__The request__.
Write out the material again word for word, dropping any images it holds.
┌──
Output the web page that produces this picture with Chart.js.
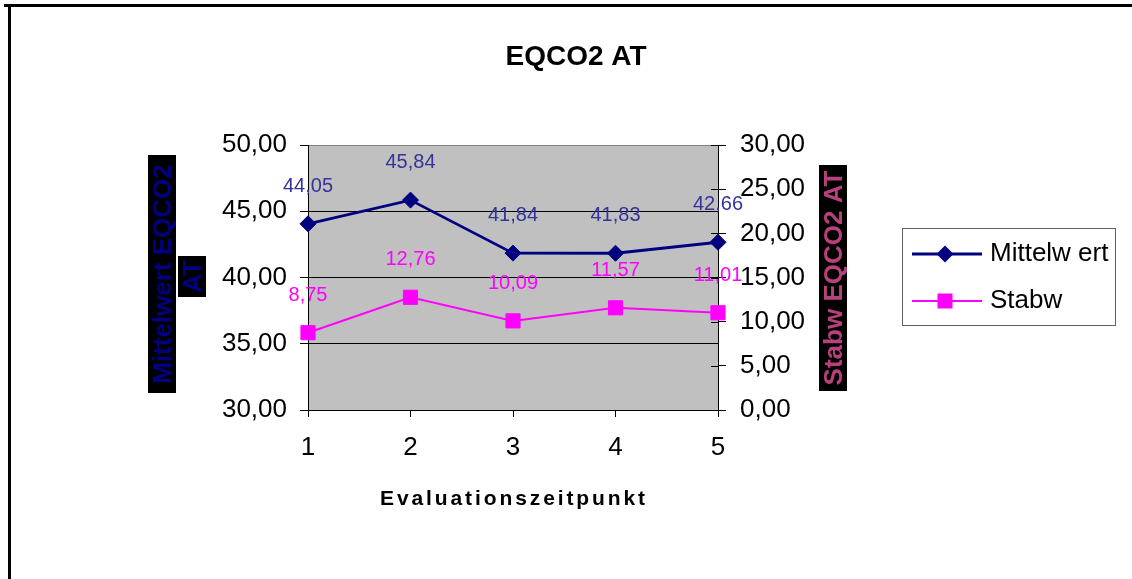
<!DOCTYPE html>
<html>
<head>
<meta charset="utf-8">
<script src="https://cdn.jsdelivr.net/npm/chart.js@4/dist/chart.umd.min.js"></script>
<style>
  html, body { margin: 0; padding: 0; background: #fff; }
  #wrap { width: 1132px; height: 579px; }
</style>
</head>
<body>
<div id="wrap"><canvas id="chart" width="1132" height="579"></canvas></div>
<script>
const categories = ['1', '2', '3', '4', '5'];
const mittelwert = [44.05, 45.84, 41.84, 41.83, 42.66];
const stabw = [8.75, 12.76, 10.09, 11.57, 11.01];
const leftTicks = [30, 35, 40, 45, 50];
const rightTicks = [0, 5, 10, 15, 20, 25, 30];

const FONT = "'Liberation Sans', Arial, sans-serif";
const fmt = v => v.toFixed(2).replace('.', ',');

// vertical axis title on a black box, like the old Excel export
function boxedTitle(ctx, text, cx, cy, color, minLen) {
    ctx.save();
    ctx.translate(cx, cy);
    ctx.rotate(-Math.PI / 2);
    ctx.font = 'bold 26px ' + FONT;
    const w = Math.max(ctx.measureText(text).width + 8, minLen || 0);
    ctx.fillStyle = '#000';
    ctx.fillRect(-w / 2, -14, w, 28);
    ctx.fillStyle = color;
    ctx.textAlign = 'center';
    ctx.textBaseline = 'alphabetic';
    ctx.fillText(text, 0, 9);
    ctx.restore();
}

function marker(ctx, style, x, y, color) {
    ctx.fillStyle = color;
    ctx.strokeStyle = color;
    ctx.beginPath();
    if (style === 'rectRot') {
        ctx.moveTo(x, y - 8.5); ctx.lineTo(x + 8.5, y); ctx.lineTo(x, y + 8.5); ctx.lineTo(x - 8.5, y);
    } else {
        ctx.rect(x - 7.5, y - 7.5, 15, 15);
    }
    ctx.closePath();
    ctx.fill();
}

const excelLook = {
    id: 'excelLook',
    beforeDraw(chart) {
        const { ctx, chartArea: a } = chart;
        ctx.save();
        ctx.fillStyle = '#fff';
        ctx.fillRect(0, 0, chart.width, chart.height);
        ctx.fillStyle = '#c0c0c0';
        ctx.fillRect(a.left, a.top, a.right - a.left, a.bottom - a.top);
        ctx.strokeStyle = '#000';
        ctx.lineWidth = 3;
        ctx.beginPath();
        ctx.moveTo(4, 5.5); ctx.lineTo(chart.width, 5.5);
        ctx.moveTo(9.5, 5); ctx.lineTo(9.5, chart.height);
        ctx.stroke();
        ctx.restore();
    },
    afterDatasetsDraw(chart) {
        const ctx = chart.ctx;
        ctx.save();
        ctx.font = '20px ' + FONT;
        ctx.textAlign = 'center';
        ctx.textBaseline = 'alphabetic';
        chart.data.datasets.forEach((ds, i) => {
            ctx.fillStyle = ds.labelColor;
            chart.getDatasetMeta(i).data.forEach((pt, j) => {
                ctx.fillText(fmt(ds.data[j]), pt.x, pt.y - 32);
            });
        });
        ctx.restore();
    },
    afterDraw(chart) {
        const { ctx, chartArea: a } = chart;
        ctx.save();

        // small inner ticks on the right axis
        const y1 = chart.scales.y1;
        ctx.strokeStyle = '#000';
        ctx.lineWidth = 1;
        ctx.beginPath();
        y1.ticks.forEach(t => {
            const py = Math.round(y1.getPixelForValue(t.value)) + 0.5;
            ctx.moveTo(a.right - 7, py); ctx.lineTo(a.right, py);
        });
        ctx.stroke();

        // chart title
        ctx.fillStyle = '#000';
        ctx.textAlign = 'center';
        ctx.textBaseline = 'alphabetic';
        ctx.font = 'bold 28px ' + FONT;
        ctx.fillText('EQCO2 AT', 576, 65);

        // x axis title
        ctx.font = 'bold 21px ' + FONT;
        ctx.letterSpacing = '2.9px';
        ctx.fillText('Evaluationszeitpunkt', (a.left + a.right) / 2 + 1, 505);
        ctx.letterSpacing = '0px';

        // y axis titles
        boxedTitle(ctx, 'Mittelwert EQCO2', 162, 274, '#000080', 238);
        boxedTitle(ctx, 'AT', 192, 276.5, '#000080', 41);
        boxedTitle(ctx, 'Stabw EQCO2 AT', 833, 278, '#b8407c', 226);

        // legend
        ctx.strokeStyle = '#606060';
        ctx.lineWidth = 1;
        ctx.strokeRect(902.5, 228.5, 213, 97);
        const rows = [254, 301];
        const bases = [261, 308];
        chart.data.datasets.forEach((ds, i) => {
            ctx.strokeStyle = ds.borderColor;
            ctx.lineWidth = ds.borderWidth;
            ctx.beginPath();
            ctx.moveTo(912, rows[i]); ctx.lineTo(982, rows[i]);
            ctx.stroke();
            marker(ctx, ds.pointStyle, 945, rows[i], ds.backgroundColor);
            ctx.fillStyle = '#000';
            ctx.font = '26px ' + FONT;
            ctx.textAlign = 'left';
            ctx.fillText(ds.label, 990, bases[i]);
        });
        ctx.restore();
    }
};

const tickFont = { family: FONT, size: 26 };

new Chart(document.getElementById('chart'), {
    type: 'line',
    data: {
        labels: categories,
        datasets: [{
            label: 'Mittelw ert',
            data: mittelwert,
            yAxisID: 'y',
            borderColor: '#000080',
            backgroundColor: '#000080',
            borderWidth: 2.8,
            pointStyle: 'rectRot',
            pointRadius: 8,
            pointBorderWidth: 1,
            tension: 0,
            labelColor: '#333399'
        }, {
            label: 'Stabw',
            data: stabw,
            yAxisID: 'y1',
            borderColor: '#ff00ff',
            backgroundColor: '#ff00ff',
            borderWidth: 2,
            pointStyle: 'rect',
            pointRadius: 10,
            pointBorderWidth: 1,
            tension: 0,
            labelColor: '#ff00ff'
        }]
    },
    options: {
        responsive: false,
        animation: false,
        devicePixelRatio: 1,
        layout: { padding: { top: 145, left: 0, right: 0, bottom: 0 } },
        plugins: {
            legend: { display: false },
            title: { display: false },
            tooltip: { enabled: false }
        },
        scales: {
            x: {
                offset: false,
                grid: { drawOnChartArea: false, color: '#000', tickLength: 7 },
                border: { color: '#000', width: 1 },
                ticks: { color: '#000', font: tickFont, padding: 15, maxRotation: 0 },
                afterFit: s => { s.height = 169; }
            },
            y: {
                position: 'left',
                min: 30,
                max: 50,
                afterBuildTicks: s => { s.ticks = leftTicks.map(v => ({ value: v })); },
                ticks: { color: '#000', font: tickFont, padding: 13, callback: v => fmt(v) },
                grid: {
                    color: c => (c.tick && c.tick.value === 50) ? '#808080' : '#000',
                    tickColor: '#000',
                    tickLength: 8
                },
                border: { color: '#000', width: 1 },
                afterFit: s => { s.width = 308; }
            },
            y1: {
                position: 'right',
                min: 0,
                max: 30,
                afterBuildTicks: s => { s.ticks = rightTicks.map(v => ({ value: v })); },
                ticks: { color: '#000', font: tickFont, padding: 14, callback: v => fmt(v) },
                grid: { drawOnChartArea: false, color: '#000', tickLength: 8 },
                border: { color: '#000', width: 1 },
                afterFit: s => { s.width = 414; }
            }
        }
    },
    plugins: [excelLook]
});
</script>
</body>
</html>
└──
__Solution to this exercise__.
Output the web page that produces this picture with Chart.js.
<!DOCTYPE html>
<html>
<head>
<meta charset="utf-8">
<script src="https://cdn.jsdelivr.net/npm/chart.js@4/dist/chart.umd.min.js"></script>
<style>
  html, body { margin: 0; padding: 0; background: #fff; }
  #wrap { width: 1132px; height: 579px; }
</style>
</head>
<body>
<div id="wrap"><canvas id="chart" width="1132" height="579"></canvas></div>
<script>
const categories = ['1', '2', '3', '4', '5'];
const mittelwert = [44.05, 45.84, 41.84, 41.83, 42.66];
const stabw = [8.75, 12.76, 10.09, 11.57, 11.01];
const leftTicks = [30, 35, 40, 45, 50];
const rightTicks = [0, 5, 10, 15, 20, 25, 30];

const FONT = "'Liberation Sans', Arial, sans-serif";
const fmt = v => v.toFixed(2).replace('.', ',');

// vertical axis title on a black box, like the old Excel export
function boxedTitle(ctx, text, cx, cy, color, minLen) {
    ctx.save();
    ctx.translate(cx, cy);
    ctx.rotate(-Math.PI / 2);
    ctx.font = 'bold 26px ' + FONT;
    const w = Math.max(ctx.measureText(text).width + 8, minLen || 0);
    ctx.fillStyle = '#000';
    ctx.fillRect(-w / 2, -14, w, 28);
    ctx.fillStyle = color;
    ctx.textAlign = 'center';
    ctx.textBaseline = 'alphabetic';
    ctx.fillText(text, 0, 9);
    ctx.restore();
}

function marker(ctx, style, x, y, color) {
    ctx.fillStyle = color;
    ctx.strokeStyle = color;
    ctx.beginPath();
    if (style === 'rectRot') {
        ctx.moveTo(x, y - 8.5); ctx.lineTo(x + 8.5, y); ctx.lineTo(x, y + 8.5); ctx.lineTo(x - 8.5, y);
    } else {
        ctx.rect(x - 7.5, y - 7.5, 15, 15);
    }
    ctx.closePath();
    ctx.fill();
}

const excelLook = {
    id: 'excelLook',
    beforeDraw(chart) {
        const { ctx, chartArea: a } = chart;
        ctx.save();
        ctx.fillStyle = '#fff';
        ctx.fillRect(0, 0, chart.width, chart.height);
        ctx.fillStyle = '#c0c0c0';
        ctx.fillRect(a.left, a.top, a.right - a.left, a.bottom - a.top);
        ctx.strokeStyle = '#000';
        ctx.lineWidth = 3;
        ctx.beginPath();
        ctx.moveTo(4, 5.5); ctx.lineTo(chart.width, 5.5);
        ctx.moveTo(9.5, 5); ctx.lineTo(9.5, chart.height);
        ctx.stroke();
        ctx.restore();
    },
    afterDatasetsDraw(chart) {
        const ctx = chart.ctx;
        ctx.save();
        ctx.font = '20px ' + FONT;
        ctx.textAlign = 'center';
        ctx.textBaseline = 'alphabetic';
        chart.data.datasets.forEach((ds, i) => {
            ctx.fillStyle = ds.labelColor;
            chart.getDatasetMeta(i).data.forEach((pt, j) => {
                ctx.fillText(fmt(ds.data[j]), pt.x, pt.y - 32);
            });
        });
        ctx.restore();
    },
    afterDraw(chart) {
        const { ctx, chartArea: a } = chart;
        ctx.save();

        // small inner ticks on the right axis
        const y1 = chart.scales.y1;
        ctx.strokeStyle = '#000';
        ctx.lineWidth = 1;
        ctx.beginPath();
        y1.ticks.forEach(t => {
            const py = Math.round(y1.getPixelForValue(t.value)) + 0.5;
            ctx.moveTo(a.right - 7, py); ctx.lineTo(a.right, py);
        });
        ctx.stroke();

        // chart title
        ctx.fillStyle = '#000';
        ctx.textAlign = 'center';
        ctx.textBaseline = 'alphabetic';
        ctx.font = 'bold 28px ' + FONT;
        ctx.fillText('EQCO2 AT', 576, 65);

        // x axis title
        ctx.font = 'bold 21px ' + FONT;
        ctx.letterSpacing = '2.9px';
        ctx.fillText('Evaluationszeitpunkt', (a.left + a.right) / 2 + 1, 505);
        ctx.letterSpacing = '0px';

        // y axis titles
        boxedTitle(ctx, 'Mittelwert EQCO2', 162, 274, '#000080', 238);
        boxedTitle(ctx, 'AT', 192, 276.5, '#000080', 41);
        boxedTitle(ctx, 'Stabw EQCO2 AT', 833, 278, '#b8407c', 226);

        // legend
        ctx.strokeStyle = '#606060';
        ctx.lineWidth = 1;
        ctx.strokeRect(902.5, 228.5, 213, 97);
        const rows = [254, 301];
        const bases = [261, 308];
        chart.data.datasets.forEach((ds, i) => {
            ctx.strokeStyle = ds.borderColor;
            ctx.lineWidth = ds.borderWidth;
            ctx.beginPath();
            ctx.moveTo(912, rows[i]); ctx.lineTo(982, rows[i]);
            ctx.stroke();
            marker(ctx, ds.pointStyle, 945, rows[i], ds.backgroundColor);
            ctx.fillStyle = '#000';
            ctx.font = '26px ' + FONT;
            ctx.textAlign = 'left';
            ctx.fillText(ds.label, 990, bases[i]);
        });
        ctx.restore();
    }
};

const tickFont = { family: FONT, size: 26 };

new Chart(document.getElementById('chart'), {
    type: 'line',
    data: {
        labels: categories,
        datasets: [{
            label: 'Mittelw ert',
            data: mittelwert,
            yAxisID: 'y',
            borderColor: '#000080',
            backgroundColor: '#000080',
            borderWidth: 2.8,
            pointStyle: 'rectRot',
            pointRadius: 8,
            pointBorderWidth: 1,
            tension: 0,
            labelColor: '#333399'
        }, {
            label: 'Stabw',
            data: stabw,
            yAxisID: 'y1',
            borderColor: '#ff00ff',
            backgroundColor: '#ff00ff',
            borderWidth: 2,
            pointStyle: 'rect',
            pointRadius: 10,
            pointBorderWidth: 1,
            tension: 0,
            labelColor: '#ff00ff'
        }]
    },
    options: {
        responsive: false,
        animation: false,
        devicePixelRatio: 1,
        layout: { padding: { top: 145, left: 0, right: 0, bottom: 0 } },
        plugins: {
            legend: { display: false },
            title: { display: false },
            tooltip: { enabled: false }
        },
        scales: {
            x: {
                offset: false,
                grid: { drawOnChartArea: false, color: '#000', tickLength: 7 },
                border: { color: '#000', width: 1 },
                ticks: { color: '#000', font: tickFont, padding: 15, maxRotation: 0 },
                afterFit: s => { s.height = 169; }
            },
            y: {
                position: 'left',
                min: 30,
                max: 50,
                afterBuildTicks: s => { s.ticks = leftTicks.map(v => ({ value: v })); },
                ticks: { color: '#000', font: tickFont, padding: 13, callback: v => fmt(v) },
                grid: {
                    color: c => (c.tick && c.tick.value === 50) ? '#808080' : '#000',
                    tickColor: '#000',
                    tickLength: 8
                },
                border: { color: '#000', width: 1 },
                afterFit: s => { s.width = 308; }
            },
            y1: {
                position: 'right',
                min: 0,
                max: 30,
                afterBuildTicks: s => { s.ticks = rightTicks.map(v => ({ value: v })); },
                ticks: { color: '#000', font: tickFont, padding: 14, callback: v => fmt(v) },
                grid: { drawOnChartArea: false, color: '#000', tickLength: 8 },
                border: { color: '#000', width: 1 },
                afterFit: s => { s.width = 414; }
            }
        }
    },
    plugins: [excelLook]
});
</script>
</body>
</html>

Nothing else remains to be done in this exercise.